Thing is, this is the way that many companies go about it and they have done so for years.

"Aging out" has been a huge problem in the Silicon Valley for decades, for example.

This is probably only making any news because it's SpaceX.

That seems like such a terrible way to do it, rife to breed resentment and malicious compliance, and let things fall through the cracks.

When I was involved in a bus problem situation, management came to me and said they were concerned about my workload, the hours I was putting in, and the lack of redundancy my position.

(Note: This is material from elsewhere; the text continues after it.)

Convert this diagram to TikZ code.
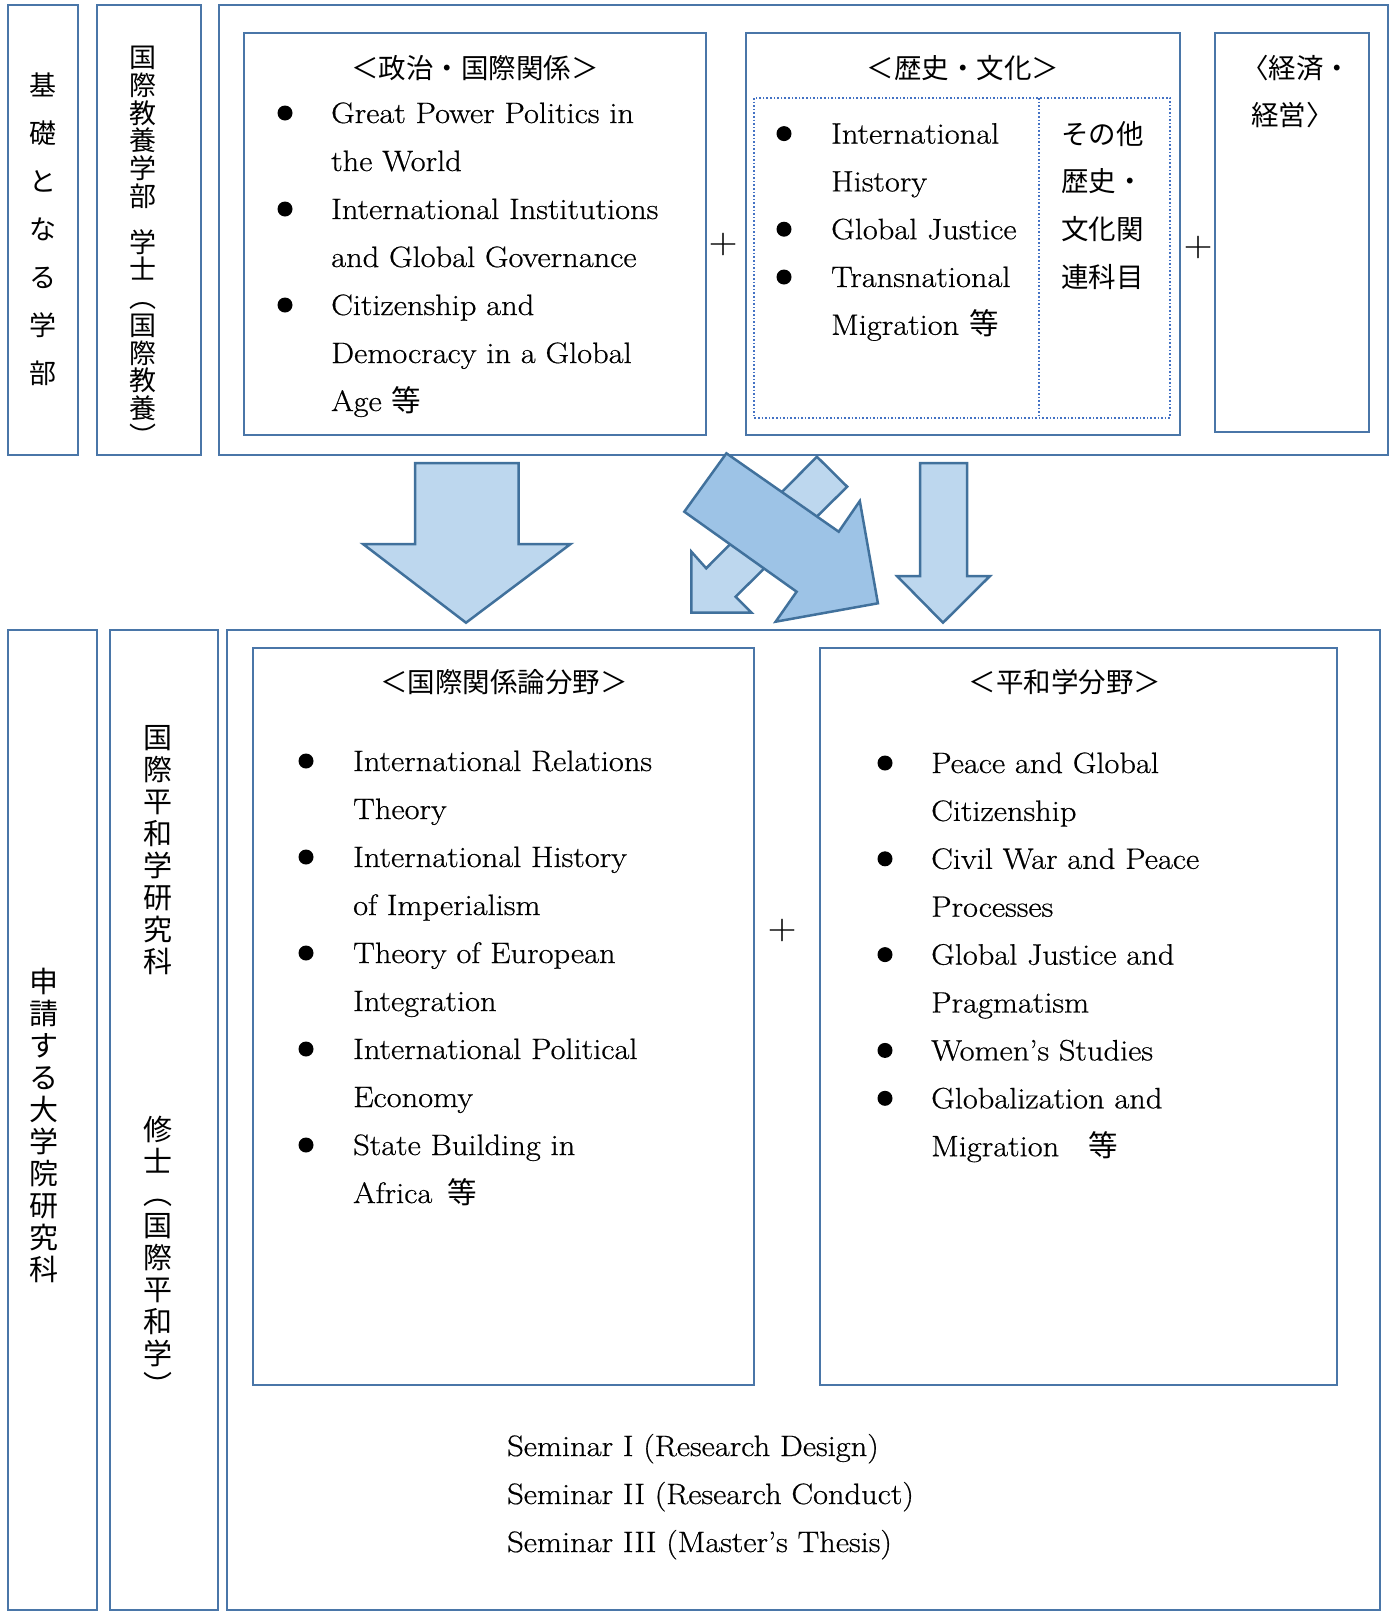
\documentclass[tikz,border=0pt]{standalone}
\usepackage{fontspec}
\usepackage{tikz}
\setmainfont{Latin Modern Roman}[FakeStretch=1.1,FakeBold=0.6]
\newfontfamily\jp{Noto Sans CJK JP}
\definecolor{boxblue}{RGB}{74,118,168}
\definecolor{dotblue}{RGB}{68,114,196}
\definecolor{arrowline}{RGB}{65,113,156}
\definecolor{lightfill}{RGB}{189,215,238}
\definecolor{darkfill}{RGB}{157,195,230}
\tikzset{
  boxline/.style={draw=boxblue,line width=2.5pt},
  dotline/.style={draw=dotblue,line width=1.6pt,dotted},
  blockarrow/.style={draw=arrowline,line width=2.5pt,line join=miter,fill=lightfill},
  darkarrow/.style={blockarrow,fill=darkfill},
  en/.style={anchor=base west,inner sep=0pt,font=\fontsize{29.5}{48}\selectfont},
  ja/.style={inner sep=0pt,font=\jp\fontsize{27.5}{36}\selectfont},
  vja/.style={ja,anchor=north,align=center},
  bulletdot/.style={circle,fill=black,inner sep=0pt,minimum size=15pt},
  plussign/.style={inner sep=0pt,font=\fontsize{36}{40}\selectfont}
}
\begin{document}
\begin{tikzpicture}[x=1pt,y=-1pt]
\useasboundingbox (0,0) rectangle (1396,1612);
% upper row
\draw[boxline] (8,5) rectangle (78,455);
\draw[boxline] (97,5) rectangle (201,455);
\draw[boxline] (219,5) rectangle (1388,455);
\draw[boxline] (244,33) rectangle (706,435);
\draw[boxline] (746,33) rectangle (1180,435);
\draw[dotline] (754,98) rectangle (1170,418);
\draw[dotline] (1039,98) -- (1039,418);
\draw[boxline] (1215,33) rectangle (1369,432);
\node[vja,font=\jp\fontsize{27}{48}\selectfont] (kiso) at (43,73) {基\\礎\\と\\な\\る\\学\\部};
\node[vja,font=\jp\fontsize{27}{27.75}\selectfont] (gakushi) at (143,46) {国\\際\\教\\養\\学\\部\\[18pt]学\\士\\︵\\国\\際\\教\\養\\︶};
\node[ja] (poltitle) at (475,68) {＜政治・国際関係＞};
\foreach \t [count=\i from 0] in {Great Power Politics in,the World,International Institutions,and Global Governance,Citizenship and,Democracy in a Global,{Age {\jp 等}}}
  \node[en] (pol-\i) at (331,123+48*\i) {\t};
\foreach \i in {0,2,4}
  \node[bulletdot] (polb-\i) at (285,113+48*\i) {};
\node[plussign] (plus1) at (723,244) {+};
\node[ja] (histitle) at (963,68) {＜歴史・文化＞};
\foreach \t [count=\i from 0] in {International,History,Global Justice,Transnational,{Migration {\jp 等}}}
  \node[en] (his-\i) at (831,143.6+47.8*\i) {\t};
\foreach \i in {0,2,3}
  \node[bulletdot] (hisb-\i) at (784,133.6+47.8*\i) {};
\foreach \t [count=\i from 0] in {その他,歴史・,文化関,連科目}
  \node[ja,anchor=west] (other-\i) at (1061,133.6+47.8*\i) {\t};
\node[plussign] (plus2) at (1198,247) {+};
\node[ja,anchor=west] (eco-0) at (1241,68) {〈経済・};
\node[ja,anchor=west] (eco-1) at (1251,115) {経営〉};
% lower row
\draw[boxline] (8,630) rectangle (97,1610);
\draw[boxline] (110,630) rectangle (218,1610);
\draw[boxline] (227,630) rectangle (1380,1610);
\draw[boxline] (253,648) rectangle (754,1385);
\draw[boxline] (820,648) rectangle (1337,1385);
\node[vja,font=\jp\fontsize{29}{32}\selectfont] (shinsei) at (44,968) {申\\請\\す\\る\\大\\学\\院\\研\\究\\科};
\node[vja,font=\jp\fontsize{29}{32}\selectfont] (kenkyuka) at (158,725) {国\\際\\平\\和\\学\\研\\究\\科};
\node[vja,font=\jp\fontsize{29}{32}\selectfont] (shushi) at (158,1116) {修\\士\\︵\\国\\際\\平\\和\\学\\︶};
\node[ja] (irtitle) at (504,682) {＜国際関係論分野＞};
\foreach \t [count=\i from 0] in {International Relations,Theory,International History,of Imperialism,Theory of European,Integration,International Political,Economy,State Building in,{Africa\enskip{\jp 等}}}
  \node[en] (ir-\i) at (353,771+48*\i) {\t};
\foreach \i in {0,2,4,6,8}
  \node[bulletdot] (irb-\i) at (306,761+48*\i) {};
\node[plussign] (plus3) at (782,930) {+};
\node[ja] (peacetitle) at (1065,682) {＜平和学分野＞};
\foreach \t [count=\i from 0] in {Peace and Global,Citizenship,Civil War and Peace,Processes,Global Justice and,Pragmatism,Women’s Studies,Globalization and,{Migration\quad{\jp 等}}}
  \node[en] (pc-\i) at (931,773+47.9*\i) {\t};
\foreach \i in {0,2,4,6,7}
  \node[bulletdot] (pcb-\i) at (885,763+47.9*\i) {};
\foreach \t [count=\i from 0] in {{Seminar I (Research Design)},{Seminar II (Research Conduct)},{Seminar III (Master’s Thesis)}}
  \node[en] (sem-\i) at (507,1456+48*\i) {\t};
% arrows between the rows
\draw[blockarrow] (415,463) -- (518.5,463) -- (518.5,544) -- (570.6,544) -- (466,622.7) -- (363,544) -- (415,544) -- cycle;
\draw[blockarrow] (920,463) -- (967,463) -- (967,576) -- (990,576) -- (943,622.7) -- (897,576) -- (920,576) -- cycle;
\draw[blockarrow] (816.9,456.7) -- (847.2,486.7) -- (735.6,596.7) -- (751.6,612.7) -- (691.4,612.7) -- (691.4,551.7) -- (706.2,568.3) -- cycle;
\draw[darkarrow] (726.4,453.3) -- (838.7,531.7) -- (859.8,501) -- (877.9,603.3) -- (775.6,621.7) -- (796.6,591.7) -- (684.3,511.7) -- cycle;
\end{tikzpicture}
\end{document}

What followed was a 6-month process where I was heavily involved in each step, from scoping out the initial additions to the org chart, writing up job descriptions and expectations, application review and interviews, down to onboarding and training of my new team members. In essence we stood up a new division of what had previously been my one-man show, and I now managed two engineers and an admin assistant to get all the work done. It was, all in all, a marvelous process and I am proud of the team I trained. I got my saturdays back, too.

> This is probably only making any news because it's SpaceX.

Agreed - This is just getting upvoted for the anti-Musk trendiness.

It's also important to note that we're only getting one side of the story here. It's entirely possible that they directly asked him to train other people on what he's doing and that he was uncooperative. Who knows - one-sided stories are one-sided.

Probably because principal engineer is an independent contributor type role. Also sounds like he wasn't part of the hiring team to begin with - which is a lot of overhead if you're already a busy engineer.